AYTEN ŞİMŞİR
Geçtiğimiz Aralık ayından itibaren büyük bir hızla yayılarak şimdiye kadar Dünya genelinde 1 milyon 2 bin 561 insanın yaşamını yitirmesine neden olan Korona Virüsü birçok ülkede okulların, resmi dairelerin ve daha birçok iş yerinin kontrollü bir şekilde açılmasına, kimi alanlarda iş gücünün pasif duruma çekilmesine, birçok inanç kurumunun cenaze hizmetleri dışında kapatılmasına kadar giden önlemler dizisi ile adeta sosyal yaşamı ters düz etmiş durumda. Avrupa Birliği ülkelerinin güçlü ekonomik paketleri yanında salgını önlemeyi hedefleyen stratejiler, geniş kapsamlı programlar, yasaklar ve olası erzak stoklarının nasıl yapılması gerektiği en çok konuşulan konular arasında ilk sırayı alıyor. Diğer yandan vaka ve hastayı ayırd etmek gerektiğini dile getiren, hijyene ilişkin tedbirler öğütleyen basın açıklamaları ve sanki hiç var olmamışlar, yoklarmış bizimle aynı havayı solumamışlar gibi sadece rakamlarla ifade edilerek yapayalnız – vedasız ölüme giden isimsiz korona sayıları hemen her gün hatta her an gündemimizde.
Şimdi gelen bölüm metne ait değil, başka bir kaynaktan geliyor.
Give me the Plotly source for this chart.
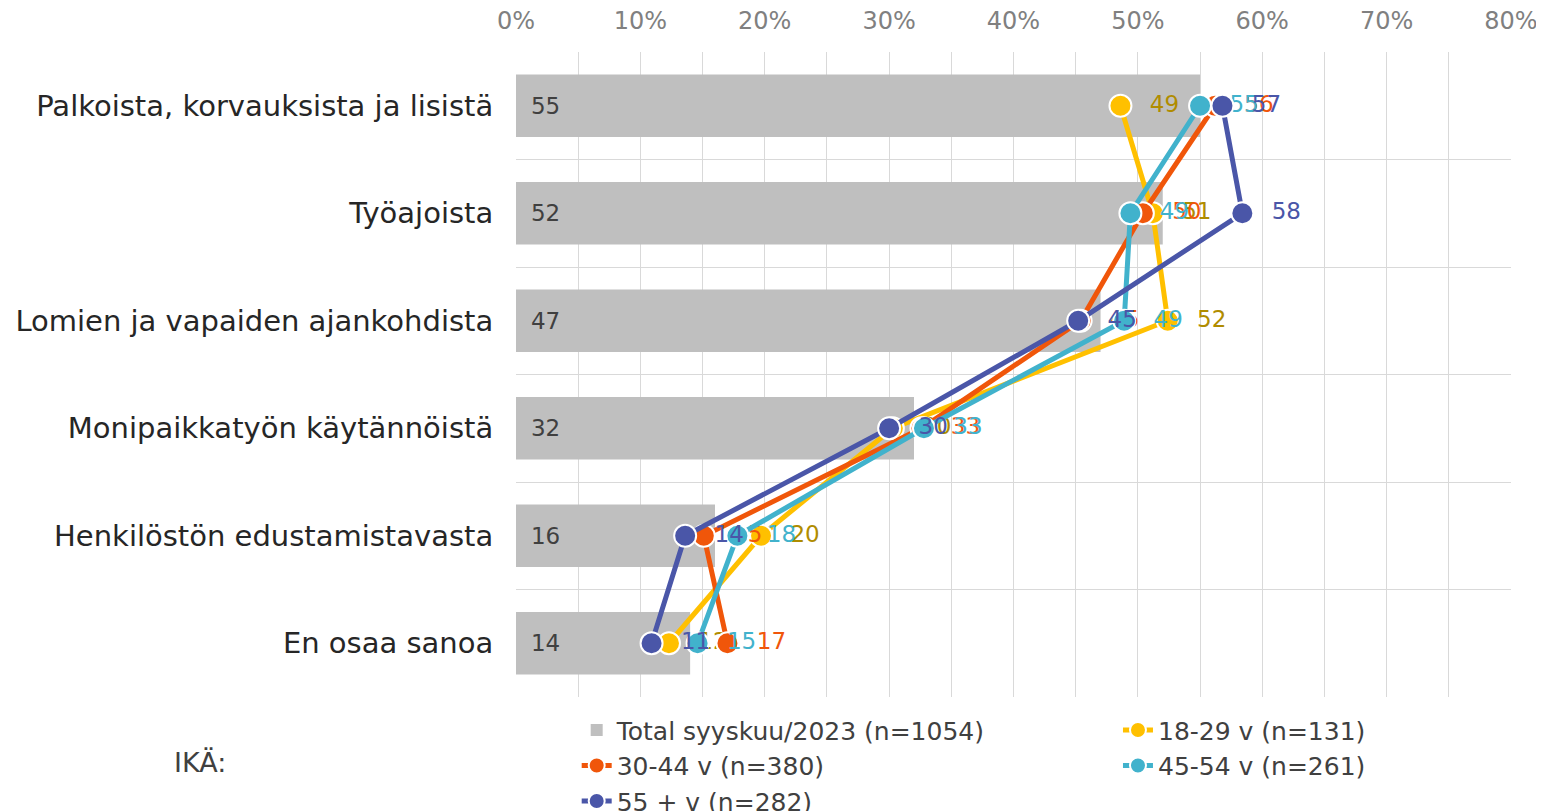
import plotly.graph_objects as go

# survey data (percent)
categories = ["Palkoista, korvauksista ja lisistä", "Työajoista",
              "Lomien ja vapaiden ajankohdista", "Monipaikkatyön käytännöistä",
              "Henkilöstön edustamistavasta", "En osaa sanoa"]
total = [55, 52, 47, 32, 16, 14]
age_18_29 = [48.6, 51.2, 52.4, 30.3, 19.7, 12.3]
age_30_44 = [56.2, 50.4, 45.4, 32.6, 15.1, 17.0]
age_45_54 = [55.0, 49.4, 48.9, 32.8, 17.8, 14.6]
age_55_plus = [56.8, 58.4, 45.2, 30.0, 13.6, 10.9]
x_ticks = [0, 10, 20, 30, 40, 50, 60, 70, 80]

positions = list(range(len(categories)))
font_family = "DejaVu Sans, Verdana, sans-serif"

fig = go.Figure()

fig.add_trace(go.Bar(
    x=total, y=positions, orientation='h', width=0.58,
    name="Total syyskuu/2023 (n=1054)",
    marker=dict(color='#BFBFBF', line=dict(width=0)),
    texttemplate='\u00a0\u2009%{x:.0f}', textposition='inside',
    insidetextanchor='start', textfont=dict(size=23, color='#404040'),
    legend='legend', hoverinfo='skip'))

series = [
    ("18-29 v (n=131)", age_18_29, '#FFC000', '#B08C00', 'legend2'),
    ("30-44 v (n=380)", age_30_44, '#F0560A', '#F0560A', 'legend'),
    ("45-54 v (n=261)", age_45_54, '#41B2CC', '#41B2CC', 'legend2'),
    ("55 + v (n=282)", age_55_plus, '#4A56A8', '#4A56A8', 'legend'),
]
for name, vals, color, tcolor, leg in series:
    fig.add_trace(go.Scatter(
        x=vals, y=positions, name=name, mode='lines+markers+text',
        line=dict(color=color, width=5),
        marker=dict(size=22, color=color, line=dict(color='white', width=2)),
        texttemplate='\u00a0\u00a0%{x:.0f}', textposition='middle right',
        textfont=dict(size=23, color=tcolor),
        legend=leg, hoverinfo='skip'))

# the page has an 8px body margin, so the figure is a bit smaller
fig.update_layout(
    width=1536, height=803,
    margin=dict(l=508, r=33, t=44, b=114, autoexpand=False),
    plot_bgcolor='white', paper_bgcolor='white',
    font=dict(family=font_family, size=23, color='#404040'),
    xaxis=dict(range=[0, 80], side='top', tickvals=x_ticks,
               ticktext=[f"{v}%" for v in x_ticks],
               tickfont=dict(size=24, color='#808080'), tickangle=0,
               showgrid=True, gridcolor='#D9D9D9', gridwidth=1,
               minor=dict(dtick=5, showgrid=True, gridcolor='#D9D9D9'),
               zeroline=False, showline=False, automargin=False,
               ticks='outside', ticklen=12, tickcolor='rgba(0,0,0,0)',
               fixedrange=True),
    yaxis=dict(range=[5.5, -0.5], tickvals=positions, ticktext=categories,
               tickfont=dict(size=29, color='#262626'),
               showgrid=False, zeroline=False, showline=False, automargin=False,
               minor=dict(tickvals=[-0.5, 0.5, 1.5, 2.5, 3.5, 4.5, 5.5],
                          showgrid=True, gridcolor='#D9D9D9'),
               ticks='outside', ticklen=16, tickcolor='rgba(0,0,0,0)',
               fixedrange=True),
    legend=dict(x=0.061, y=-0.016, xanchor='left', yanchor='top', orientation='v',
                font=dict(size=25, color='#404040'), tracegroupgap=0,
                bgcolor='rgba(0,0,0,0)'),
    legend2=dict(x=0.605, y=-0.016, xanchor='left', yanchor='top', orientation='v',
                 font=dict(size=25, color='#404040'), tracegroupgap=0,
                 bgcolor='rgba(0,0,0,0)'),
    annotations=[dict(text="IKÄ:", xref='paper', yref='paper',
                      x=-0.346, y=-0.101, xanchor='left', yanchor='middle',
                      showarrow=False, font=dict(size=27, color='#404040'))],
    showlegend=True,
)

fig.write_html("out.html")
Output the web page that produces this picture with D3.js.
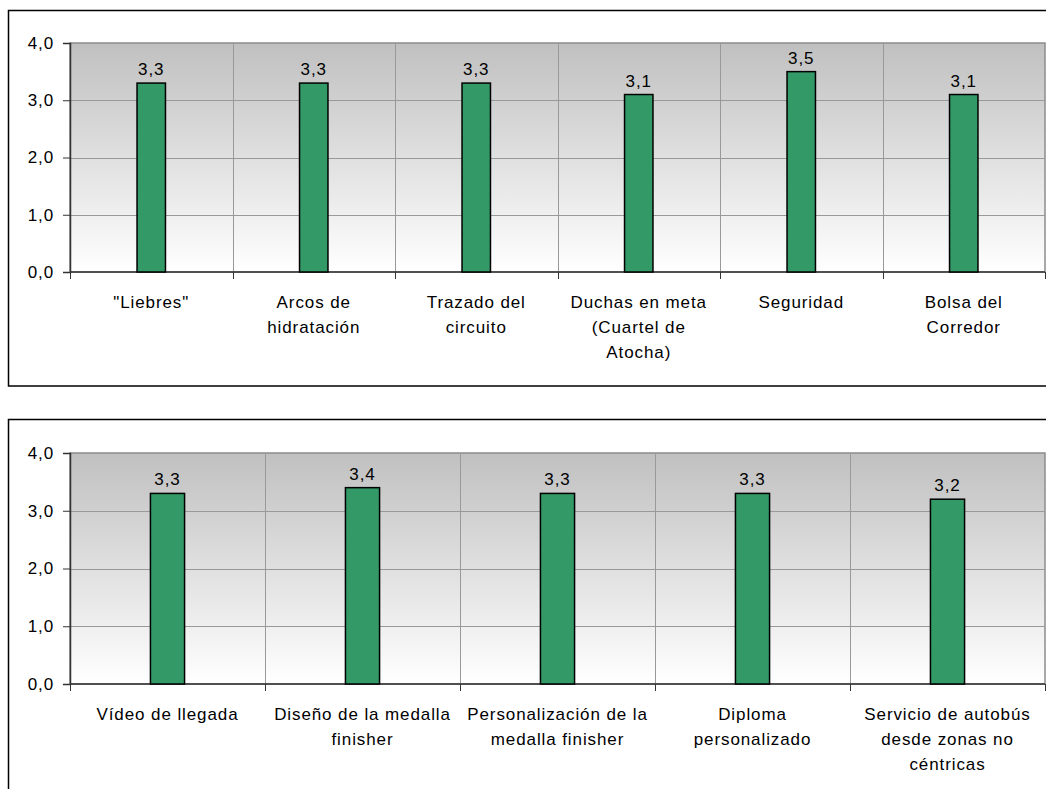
<!DOCTYPE html>
<html>
<head>
<meta charset="utf-8">
<script src="https://cdn.jsdelivr.net/npm/d3@7"></script>
<style>
  body { margin: 0; background: #fff; }
  svg text { font-family: "Liberation Sans", Arial, sans-serif; font-size: 17px; letter-spacing: 0.9px; fill: #000; }
</style>
</head>
<body>
<div id="chart"></div>
<script>
// valores
var categoriasA = ['"Liebres"', 'Arcos de\nhidratación', 'Trazado del\ncircuito',
    'Duchas en meta\n(Cuartel de\nAtocha)', 'Seguridad', 'Bolsa del\nCorredor'];
var valoresA = [3.3, 3.3, 3.3, 3.1, 3.5, 3.1];

var categoriasB = ['Vídeo de llegada', 'Diseño de la medalla\nfinisher', 'Personalización de la\nmedalla finisher',
    'Diploma\npersonalizado', 'Servicio de autobús\ndesde zonas no\ncéntricas'];
var valoresB = [3.3, 3.4, 3.3, 3.3, 3.2];

var yTicks = [0, 1, 2, 3, 4];

var width = 1046, height = 789;
var locale = d3.formatLocale({decimal: ",", thousands: ".", grouping: [3], currency: ["", "€"]});
var fmt = locale.format(".1f");

var svg = d3.select("#chart").append("svg")
    .attr("width", width)
    .attr("height", height);

var defs = svg.append("defs");
var grad = defs.append("linearGradient")
    .attr("id", "fondo")
    .attr("x1", 0).attr("y1", 0).attr("x2", 0).attr("y2", 1);
grad.append("stop").attr("offset", "0%").attr("stop-color", "#c0c0c0");
grad.append("stop").attr("offset", "100%").attr("stop-color", "#ffffff");

function drawPanel(cats, vals, frame, plot) {
    var data = cats.map(function(c, i) { return {cat: c, value: vals[i]}; });

    svg.append("rect")
        .attr("x", frame.x).attr("y", frame.y)
        .attr("width", frame.w).attr("height", frame.h)
        .attr("fill", "#fff")
        .attr("stroke", "#000")
        .attr("stroke-width", 1.5);

    var x = d3.scaleBand().domain(cats).range([plot.left, plot.right]).padding(0);
    var y = d3.scaleLinear().domain([0, 4]).range([plot.bottom, plot.top]);

    var g = svg.append("g");

    g.append("rect")
        .attr("x", plot.left).attr("y", plot.top)
        .attr("width", plot.right - plot.left)
        .attr("height", plot.bottom - plot.top)
        .attr("fill", "url(#fondo)")
        .attr("stroke", "#8c8c8c")
        .attr("stroke-width", 1.5);

    // lineas de cuadricula
    g.selectAll(".hgrid")
        .data(yTicks.slice(1, -1))
        .enter().append("line")
        .attr("x1", plot.left).attr("x2", plot.right)
        .attr("y1", function(d) { return Math.round(y(d)) + 0.5; })
        .attr("y2", function(d) { return Math.round(y(d)) + 0.5; })
        .attr("stroke", "#999")
        .attr("stroke-width", 1);

    g.selectAll(".vgrid")
        .data(cats.slice(1))
        .enter().append("line")
        .attr("x1", function(d) { return Math.round(x(d)) + 0.5; })
        .attr("x2", function(d) { return Math.round(x(d)) + 0.5; })
        .attr("y1", plot.top).attr("y2", plot.bottom)
        .attr("stroke", "#999")
        .attr("stroke-width", 1);

    // eje y
    var yAxis = g.append("g")
        .attr("transform", "translate(" + plot.left + ",0)")
        .call(d3.axisLeft(y).tickValues(yTicks).tickFormat(fmt).tickSize(7).tickPadding(9));
    yAxis.select(".domain").attr("stroke", "#333").attr("stroke-width", 1.5);
    yAxis.selectAll(".tick line").attr("stroke", "#333");
    yAxis.selectAll("text").attr("font-size", null).attr("font-family", null).attr("fill", "#000");

    // eje x con marcas en los limites de categoria
    var bounds = cats.map(function(c) { return x(c); }).concat([plot.right]);
    g.append("line")
        .attr("x1", plot.left).attr("x2", plot.right)
        .attr("y1", plot.bottom).attr("y2", plot.bottom)
        .attr("stroke", "#333").attr("stroke-width", 1.5);
    g.selectAll(".xtick")
        .data(bounds)
        .enter().append("line")
        .attr("x1", function(d) { return Math.round(d) + 0.5; })
        .attr("x2", function(d) { return Math.round(d) + 0.5; })
        .attr("y1", plot.bottom).attr("y2", plot.bottom + 7)
        .attr("stroke", "#333");

    var labels = g.selectAll(".xlab")
        .data(cats)
        .enter().append("text")
        .attr("text-anchor", "middle")
        .attr("transform", function(d) {
            return "translate(" + (x(d) + x.bandwidth() / 2) + "," + (plot.bottom + 36) + ")";
        });
    labels.each(function(d) {
        var t = d3.select(this);
        d.split("\n").forEach(function(line, i) {
            t.append("tspan").attr("x", 0).attr("y", i * 25).text(line);
        });
    });

    // barras
    var bw = x.bandwidth() * 0.175;
    g.selectAll(".bar")
        .data(data)
        .enter().append("rect")
        .attr("class", "bar")
        .attr("x", function(d) { return x(d.cat) + x.bandwidth() / 2 - bw / 2; })
        .attr("y", function(d) { return y(d.value); })
        .attr("width", bw)
        .attr("height", function(d) { return plot.bottom - y(d.value); })
        .attr("fill", "#339966")
        .attr("stroke", "#000")
        .attr("stroke-width", 1.5);

    g.selectAll(".vlab")
        .data(data)
        .enter().append("text")
        .attr("text-anchor", "middle")
        .attr("x", function(d) { return x(d.cat) + x.bandwidth() / 2; })
        .attr("y", function(d) { return y(d.value) - 8; })
        .text(function(d) { return fmt(d.value); });
}

drawPanel(categoriasA, valoresA,
    {x: 8.5, y: 10.5, w: 1050, h: 375.5},
    {left: 70, right: 1045, top: 43, bottom: 272});

drawPanel(categoriasB, valoresB,
    {x: 8.5, y: 419.5, w: 1050, h: 400},
    {left: 70, right: 1045, top: 453, bottom: 684});
</script>
</body>
</html>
Öyle ki Dünya genelinde insanlara yapılan evinde kal çağrılarının, sokağa çıkma yasaklarının yerini sürü bağışıklığı söylemleri almış durumda. Mevsim kışa dönerken, vaka sayısınının yeniden artışa geçmesi hemen her alanda kaygı ve belirsizlik durumunu da aynı hızla arttırıyor. Kaygı ve belirsizlik, korku halini büyütürken, sosyal ilişkileri nerdeyse duran, günün büyük bir çoğunluğunda maskelerle yaşamak zorunda bırakılarak izole edilen ve adeta yalnızlaştırılan insanlığın , yarınlara dair umutlarını diri tutabilmek için büyük bir psikolojik savaş vermelesi elyem . Artık hepimiz maske ile yaşıyoruz, ne kadar irite edici bir cümle değil mi ? ‘Maskeyle yaşıyor olmak’ hemen hepimizin eleştirdiği mümkün mertebe uzak durmaya gayret ettiği bir hal iken, pandemi sürecinin yarattığı vazgeçilmez bir ikona dönüştü maske !
Maskeli yaşamın insan psikolojisindeki etkilerine dair çok uzaklara, bilimsel makalelere – araştırma tezlerine uzanmadan, kendi yaşantımızdan, iç dünyamızda nelerin değiştiğinden ve hissettiğimiz kaygı halinden söz edebiliriz. Hemen hepimizin bilierek veya bilmeyerek dilinde dolaşan ‘ artık hiç bir şey eskisi gibi olmayacak’, ‘ birçok insan ölecek’, ‘ kendimizi nasıl koruyabiliriz’vb… birçok cümleye karşın ‘ korona yeni değil, eskiden de varmış’, ‘ tümüyle kapitalizmin ürünü’ gb.. redde dayalı kalıplar günlük yaşantımızın içerisinde yer etti.. Evet artık hiç bir şey eskisi gibi değil, Dünya maskeler arkasından hiç ama hiç güvenli değil ! Maskeler gerçekten bizleri koruyor mu bunu bile bilmiyoruz. Evden çıkarken telefonumuzu veya anahtarımızı unutursak çözüm bulabiliriz ancak maskeyi unutursak herşey olabilir. Hiç birşey olmasa bile bindiğimiz tren veya otobüste, alışveriş için girdiğimiz herhangi bir dükkanda maskeli insanlar tarafından, maskemiz olmadığı için linç edilebiliriz ! Evet Dünya beklenmedik bir biçimde değişti ve insanların büyük bir kısmı maskelerin virüsten tümüyle korumadığını bilse de kendisini güvende hissedebilmek adına da olsa maskelere gereksinim duyuyor. Çünkü artık sokağa çıkarken kullanmak zorunda kaldığımız maskeler insanı virüsten tümüyle değilse de korkudan, geçmeyen kaygı halinden, sürü dışı bırakılma riskinden bir bütünen koruyor. ( maskeye ek kullanılan ürünleri de es geçmemek gerekli; eldiven, dezanfektan losyon ve jeller, vb..)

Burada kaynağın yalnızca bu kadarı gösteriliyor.